**EXERCISE GOAL**
Take the lines from the head of the listing through the one bearing "import pandas as pd" and copy them exactly, leaving every picture out.

**ENTRIES PROVIDED**
= = = =

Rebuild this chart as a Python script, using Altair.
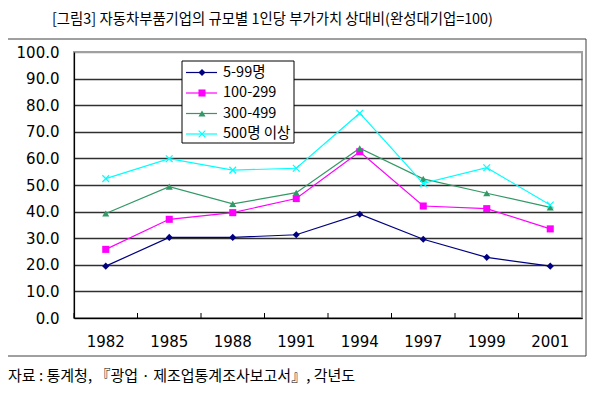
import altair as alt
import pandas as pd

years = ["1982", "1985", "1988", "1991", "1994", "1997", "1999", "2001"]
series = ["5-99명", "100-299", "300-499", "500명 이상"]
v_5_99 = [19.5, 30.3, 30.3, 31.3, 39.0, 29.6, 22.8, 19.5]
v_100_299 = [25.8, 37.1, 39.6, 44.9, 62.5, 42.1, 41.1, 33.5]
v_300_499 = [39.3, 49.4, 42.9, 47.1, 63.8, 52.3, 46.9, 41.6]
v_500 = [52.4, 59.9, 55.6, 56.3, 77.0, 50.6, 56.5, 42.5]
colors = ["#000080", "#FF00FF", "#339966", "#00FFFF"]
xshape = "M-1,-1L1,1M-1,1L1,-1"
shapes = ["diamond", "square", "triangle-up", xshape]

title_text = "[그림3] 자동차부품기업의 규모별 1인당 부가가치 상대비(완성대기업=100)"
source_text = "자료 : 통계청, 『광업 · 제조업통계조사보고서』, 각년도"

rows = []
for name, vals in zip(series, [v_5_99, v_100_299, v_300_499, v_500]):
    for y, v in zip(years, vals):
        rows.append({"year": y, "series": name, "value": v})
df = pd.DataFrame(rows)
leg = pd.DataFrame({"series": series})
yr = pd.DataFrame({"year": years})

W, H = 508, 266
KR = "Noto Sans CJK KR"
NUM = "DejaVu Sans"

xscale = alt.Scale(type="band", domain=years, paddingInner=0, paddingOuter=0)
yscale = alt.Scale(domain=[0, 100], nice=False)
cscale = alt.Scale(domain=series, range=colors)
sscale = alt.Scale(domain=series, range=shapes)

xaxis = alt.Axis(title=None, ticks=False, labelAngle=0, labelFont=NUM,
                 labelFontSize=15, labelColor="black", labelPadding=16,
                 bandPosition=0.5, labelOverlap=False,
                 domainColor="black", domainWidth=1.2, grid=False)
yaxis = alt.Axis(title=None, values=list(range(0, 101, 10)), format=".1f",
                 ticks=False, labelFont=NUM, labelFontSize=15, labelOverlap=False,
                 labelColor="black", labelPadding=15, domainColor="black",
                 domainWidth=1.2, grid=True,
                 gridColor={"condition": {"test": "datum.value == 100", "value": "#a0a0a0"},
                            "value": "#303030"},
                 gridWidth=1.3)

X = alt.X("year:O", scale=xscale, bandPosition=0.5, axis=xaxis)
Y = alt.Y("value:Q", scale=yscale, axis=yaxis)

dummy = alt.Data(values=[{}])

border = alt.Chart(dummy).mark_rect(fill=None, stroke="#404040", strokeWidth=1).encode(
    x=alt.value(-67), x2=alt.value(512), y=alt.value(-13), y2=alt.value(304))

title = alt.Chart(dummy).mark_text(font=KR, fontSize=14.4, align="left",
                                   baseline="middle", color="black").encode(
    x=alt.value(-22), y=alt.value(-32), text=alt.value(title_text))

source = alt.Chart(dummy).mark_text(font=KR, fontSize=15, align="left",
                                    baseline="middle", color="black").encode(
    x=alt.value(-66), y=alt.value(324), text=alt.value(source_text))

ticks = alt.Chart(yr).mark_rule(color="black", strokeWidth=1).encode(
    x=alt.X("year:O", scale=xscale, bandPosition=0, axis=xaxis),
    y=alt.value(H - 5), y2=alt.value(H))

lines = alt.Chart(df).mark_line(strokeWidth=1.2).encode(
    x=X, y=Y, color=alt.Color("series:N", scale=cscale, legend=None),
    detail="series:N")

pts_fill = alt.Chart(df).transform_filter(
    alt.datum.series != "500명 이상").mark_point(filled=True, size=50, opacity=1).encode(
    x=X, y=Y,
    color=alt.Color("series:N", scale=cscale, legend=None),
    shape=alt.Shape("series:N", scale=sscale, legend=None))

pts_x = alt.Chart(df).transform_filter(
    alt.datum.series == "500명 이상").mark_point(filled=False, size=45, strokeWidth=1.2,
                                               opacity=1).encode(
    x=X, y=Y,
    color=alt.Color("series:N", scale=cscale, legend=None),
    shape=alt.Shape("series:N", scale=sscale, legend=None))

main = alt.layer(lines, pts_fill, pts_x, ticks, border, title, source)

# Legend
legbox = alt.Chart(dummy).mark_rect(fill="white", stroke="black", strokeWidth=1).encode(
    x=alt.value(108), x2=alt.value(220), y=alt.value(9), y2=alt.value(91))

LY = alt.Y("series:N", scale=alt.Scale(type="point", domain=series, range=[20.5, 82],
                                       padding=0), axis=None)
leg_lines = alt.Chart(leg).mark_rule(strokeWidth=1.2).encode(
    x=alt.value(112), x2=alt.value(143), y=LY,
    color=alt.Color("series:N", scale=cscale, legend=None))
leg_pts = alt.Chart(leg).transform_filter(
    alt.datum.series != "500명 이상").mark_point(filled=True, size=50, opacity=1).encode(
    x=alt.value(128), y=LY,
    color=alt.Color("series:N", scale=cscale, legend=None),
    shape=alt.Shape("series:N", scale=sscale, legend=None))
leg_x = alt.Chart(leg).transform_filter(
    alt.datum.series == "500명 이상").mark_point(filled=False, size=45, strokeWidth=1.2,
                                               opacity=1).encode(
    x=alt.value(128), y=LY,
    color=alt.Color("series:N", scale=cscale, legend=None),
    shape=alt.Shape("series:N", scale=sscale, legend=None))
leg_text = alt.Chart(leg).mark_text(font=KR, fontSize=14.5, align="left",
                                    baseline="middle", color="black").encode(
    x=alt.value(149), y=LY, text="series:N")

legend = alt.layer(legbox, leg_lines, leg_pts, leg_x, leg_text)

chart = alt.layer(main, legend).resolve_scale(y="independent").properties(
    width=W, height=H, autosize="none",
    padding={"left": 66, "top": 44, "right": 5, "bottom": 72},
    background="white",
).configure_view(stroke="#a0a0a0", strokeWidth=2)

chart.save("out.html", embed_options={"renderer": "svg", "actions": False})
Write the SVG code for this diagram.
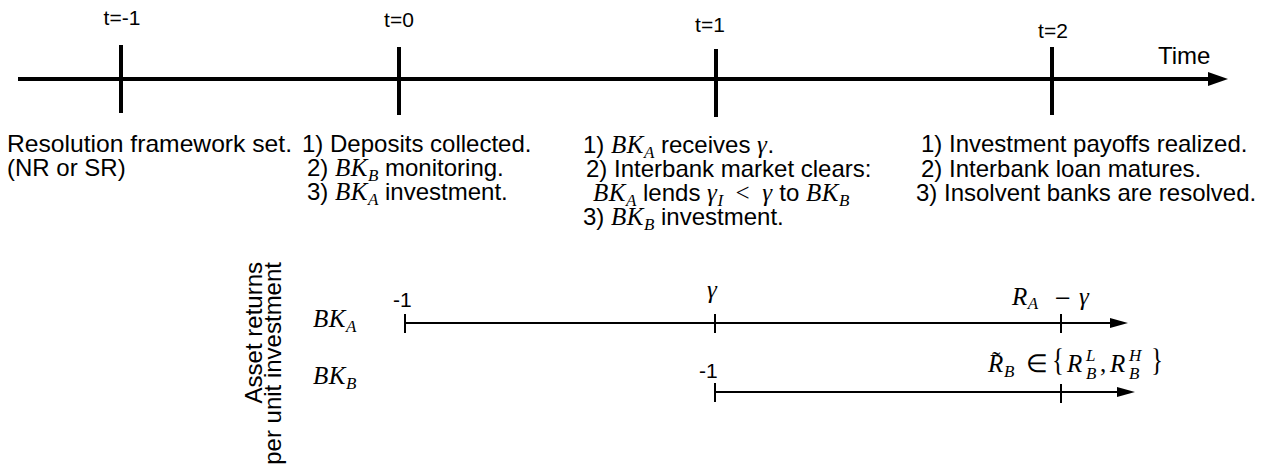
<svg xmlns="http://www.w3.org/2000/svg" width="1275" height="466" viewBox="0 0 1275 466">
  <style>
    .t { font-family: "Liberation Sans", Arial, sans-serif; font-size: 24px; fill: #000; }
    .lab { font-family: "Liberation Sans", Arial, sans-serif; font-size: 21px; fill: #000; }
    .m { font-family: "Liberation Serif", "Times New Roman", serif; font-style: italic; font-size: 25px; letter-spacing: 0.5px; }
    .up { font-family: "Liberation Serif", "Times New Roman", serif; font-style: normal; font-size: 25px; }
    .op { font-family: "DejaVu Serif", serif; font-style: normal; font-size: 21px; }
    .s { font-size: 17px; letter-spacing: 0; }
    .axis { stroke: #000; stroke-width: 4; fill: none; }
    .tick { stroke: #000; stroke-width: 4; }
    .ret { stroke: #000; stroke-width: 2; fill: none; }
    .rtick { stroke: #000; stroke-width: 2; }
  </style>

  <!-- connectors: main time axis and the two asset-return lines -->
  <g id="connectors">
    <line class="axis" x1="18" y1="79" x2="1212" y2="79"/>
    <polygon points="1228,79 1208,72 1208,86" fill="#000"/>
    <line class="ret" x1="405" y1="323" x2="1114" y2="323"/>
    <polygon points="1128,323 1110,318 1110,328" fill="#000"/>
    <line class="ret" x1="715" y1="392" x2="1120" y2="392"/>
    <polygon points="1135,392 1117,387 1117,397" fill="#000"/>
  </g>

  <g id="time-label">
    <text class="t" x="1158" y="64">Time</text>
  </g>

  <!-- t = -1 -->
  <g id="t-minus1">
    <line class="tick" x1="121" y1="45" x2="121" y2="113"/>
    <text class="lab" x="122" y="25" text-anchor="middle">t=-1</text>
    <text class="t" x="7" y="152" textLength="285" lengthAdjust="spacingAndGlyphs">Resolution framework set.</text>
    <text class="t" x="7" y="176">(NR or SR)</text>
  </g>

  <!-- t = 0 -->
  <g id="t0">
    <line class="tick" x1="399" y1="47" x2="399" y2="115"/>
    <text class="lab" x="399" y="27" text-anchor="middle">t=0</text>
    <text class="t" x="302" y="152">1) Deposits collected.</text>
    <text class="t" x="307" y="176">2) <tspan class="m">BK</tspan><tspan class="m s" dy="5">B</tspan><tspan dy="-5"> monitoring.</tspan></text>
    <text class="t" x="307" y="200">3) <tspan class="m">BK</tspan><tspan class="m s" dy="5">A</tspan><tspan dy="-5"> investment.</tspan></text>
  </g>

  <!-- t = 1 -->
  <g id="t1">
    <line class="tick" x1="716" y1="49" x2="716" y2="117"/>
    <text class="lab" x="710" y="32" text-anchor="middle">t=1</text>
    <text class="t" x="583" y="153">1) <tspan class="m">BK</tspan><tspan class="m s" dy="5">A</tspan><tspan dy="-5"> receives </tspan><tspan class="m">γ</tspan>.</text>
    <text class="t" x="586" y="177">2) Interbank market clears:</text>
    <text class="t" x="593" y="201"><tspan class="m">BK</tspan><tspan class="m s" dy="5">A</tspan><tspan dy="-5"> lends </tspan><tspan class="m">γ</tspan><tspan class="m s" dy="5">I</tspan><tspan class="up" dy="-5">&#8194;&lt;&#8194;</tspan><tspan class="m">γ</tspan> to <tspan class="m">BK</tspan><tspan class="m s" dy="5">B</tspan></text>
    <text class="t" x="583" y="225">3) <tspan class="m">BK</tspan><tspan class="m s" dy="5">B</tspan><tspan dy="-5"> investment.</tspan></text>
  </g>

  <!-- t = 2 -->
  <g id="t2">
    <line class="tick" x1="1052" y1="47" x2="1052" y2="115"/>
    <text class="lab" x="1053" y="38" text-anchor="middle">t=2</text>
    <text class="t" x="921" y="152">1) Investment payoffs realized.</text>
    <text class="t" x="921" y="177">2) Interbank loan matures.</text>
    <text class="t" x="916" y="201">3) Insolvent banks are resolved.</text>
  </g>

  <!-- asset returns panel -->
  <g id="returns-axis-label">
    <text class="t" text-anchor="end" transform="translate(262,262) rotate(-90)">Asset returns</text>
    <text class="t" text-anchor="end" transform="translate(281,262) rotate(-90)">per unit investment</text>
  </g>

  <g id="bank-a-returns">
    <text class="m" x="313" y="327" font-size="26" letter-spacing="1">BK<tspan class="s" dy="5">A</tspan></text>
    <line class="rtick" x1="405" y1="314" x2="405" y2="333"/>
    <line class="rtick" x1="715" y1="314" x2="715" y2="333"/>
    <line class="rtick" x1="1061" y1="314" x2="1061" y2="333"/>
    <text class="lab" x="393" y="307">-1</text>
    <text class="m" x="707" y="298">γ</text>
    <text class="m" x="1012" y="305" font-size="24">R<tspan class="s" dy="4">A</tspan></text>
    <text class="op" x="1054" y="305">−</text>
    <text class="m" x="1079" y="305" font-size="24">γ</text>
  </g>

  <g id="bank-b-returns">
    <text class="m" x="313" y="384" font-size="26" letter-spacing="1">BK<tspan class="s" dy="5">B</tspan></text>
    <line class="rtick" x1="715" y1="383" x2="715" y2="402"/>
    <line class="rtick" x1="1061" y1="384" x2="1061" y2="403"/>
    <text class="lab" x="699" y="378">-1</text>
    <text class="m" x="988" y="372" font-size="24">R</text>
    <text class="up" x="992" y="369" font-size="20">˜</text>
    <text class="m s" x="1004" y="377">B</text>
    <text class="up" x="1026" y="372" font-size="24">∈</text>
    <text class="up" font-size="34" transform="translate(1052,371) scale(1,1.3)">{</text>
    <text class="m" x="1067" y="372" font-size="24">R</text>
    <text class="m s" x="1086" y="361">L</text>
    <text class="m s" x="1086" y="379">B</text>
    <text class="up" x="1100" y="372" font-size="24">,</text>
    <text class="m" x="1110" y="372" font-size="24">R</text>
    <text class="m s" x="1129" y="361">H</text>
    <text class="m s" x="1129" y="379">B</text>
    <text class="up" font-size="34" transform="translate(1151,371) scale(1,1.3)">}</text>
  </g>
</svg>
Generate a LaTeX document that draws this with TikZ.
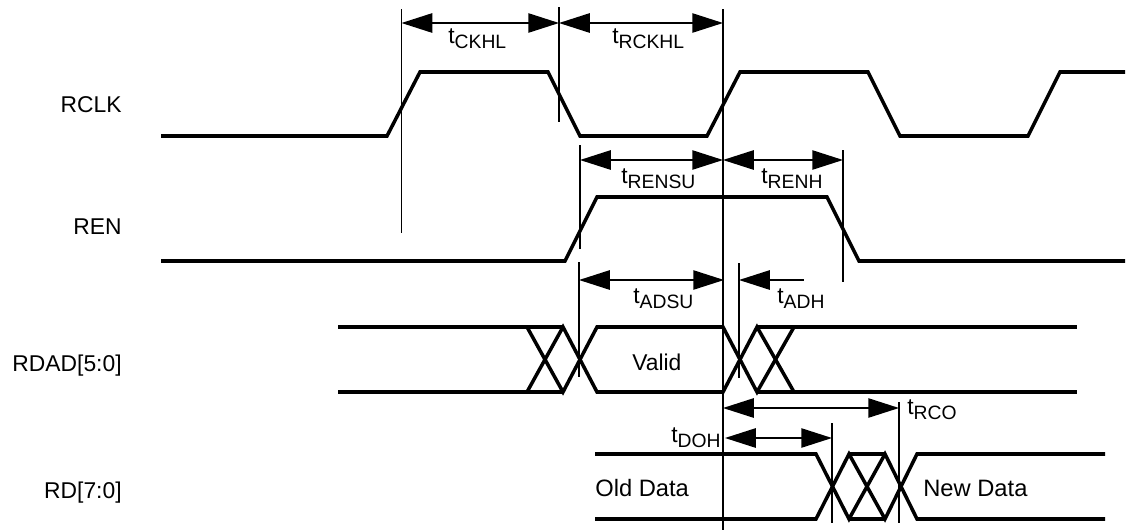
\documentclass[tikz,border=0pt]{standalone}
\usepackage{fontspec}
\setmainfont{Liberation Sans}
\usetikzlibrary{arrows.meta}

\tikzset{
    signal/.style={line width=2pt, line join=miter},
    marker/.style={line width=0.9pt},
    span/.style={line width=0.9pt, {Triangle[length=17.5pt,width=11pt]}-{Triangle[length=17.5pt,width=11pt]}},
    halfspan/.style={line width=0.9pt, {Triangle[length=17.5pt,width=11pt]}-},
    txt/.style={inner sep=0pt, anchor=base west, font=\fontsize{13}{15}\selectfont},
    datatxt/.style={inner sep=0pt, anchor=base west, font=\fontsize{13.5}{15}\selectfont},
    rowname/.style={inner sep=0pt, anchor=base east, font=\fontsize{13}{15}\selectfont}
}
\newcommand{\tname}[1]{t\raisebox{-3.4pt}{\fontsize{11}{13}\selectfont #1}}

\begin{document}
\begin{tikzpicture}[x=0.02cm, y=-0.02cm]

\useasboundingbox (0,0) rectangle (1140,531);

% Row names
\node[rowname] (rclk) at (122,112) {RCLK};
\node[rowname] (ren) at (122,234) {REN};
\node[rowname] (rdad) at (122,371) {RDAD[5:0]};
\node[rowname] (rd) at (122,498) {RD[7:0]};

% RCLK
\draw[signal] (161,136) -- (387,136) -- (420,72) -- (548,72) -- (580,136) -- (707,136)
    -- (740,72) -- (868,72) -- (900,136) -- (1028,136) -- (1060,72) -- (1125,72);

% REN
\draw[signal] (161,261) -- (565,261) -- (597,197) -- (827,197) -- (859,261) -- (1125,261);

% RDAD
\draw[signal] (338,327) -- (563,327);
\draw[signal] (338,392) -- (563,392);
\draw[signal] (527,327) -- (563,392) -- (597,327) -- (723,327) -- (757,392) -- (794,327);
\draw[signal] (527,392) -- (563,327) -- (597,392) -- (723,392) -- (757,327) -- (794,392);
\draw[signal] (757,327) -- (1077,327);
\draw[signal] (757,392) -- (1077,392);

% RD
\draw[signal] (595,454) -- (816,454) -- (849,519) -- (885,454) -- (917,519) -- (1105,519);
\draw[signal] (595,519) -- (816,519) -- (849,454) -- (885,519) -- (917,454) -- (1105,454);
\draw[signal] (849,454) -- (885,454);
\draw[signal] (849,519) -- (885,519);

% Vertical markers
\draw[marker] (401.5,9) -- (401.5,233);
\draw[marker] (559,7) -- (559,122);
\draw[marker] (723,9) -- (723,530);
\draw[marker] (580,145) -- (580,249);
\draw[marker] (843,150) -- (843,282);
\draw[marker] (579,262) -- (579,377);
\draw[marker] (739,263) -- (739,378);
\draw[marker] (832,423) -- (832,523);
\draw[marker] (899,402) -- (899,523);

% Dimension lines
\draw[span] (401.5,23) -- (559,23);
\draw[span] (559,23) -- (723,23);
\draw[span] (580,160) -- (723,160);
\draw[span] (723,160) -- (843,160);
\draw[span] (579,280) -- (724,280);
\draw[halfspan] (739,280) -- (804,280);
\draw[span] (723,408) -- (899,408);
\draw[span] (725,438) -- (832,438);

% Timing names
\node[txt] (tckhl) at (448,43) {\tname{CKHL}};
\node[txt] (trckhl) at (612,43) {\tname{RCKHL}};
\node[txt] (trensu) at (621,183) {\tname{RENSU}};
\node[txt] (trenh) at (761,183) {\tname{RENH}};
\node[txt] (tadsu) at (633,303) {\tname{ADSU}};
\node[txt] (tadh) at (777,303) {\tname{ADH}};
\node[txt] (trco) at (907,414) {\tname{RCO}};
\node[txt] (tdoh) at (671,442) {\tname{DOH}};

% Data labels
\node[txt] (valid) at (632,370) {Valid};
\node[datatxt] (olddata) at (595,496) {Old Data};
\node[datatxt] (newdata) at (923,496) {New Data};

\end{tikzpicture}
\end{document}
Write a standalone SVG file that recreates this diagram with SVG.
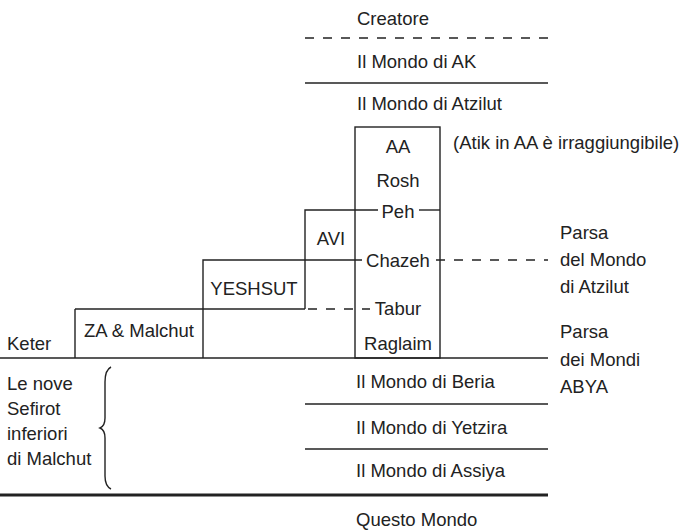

= = = =

**RESPONSE FOR THIS EXERCISE**
Rebuild this chart as a Python script, using Altair.
import altair as alt
import pandas as pd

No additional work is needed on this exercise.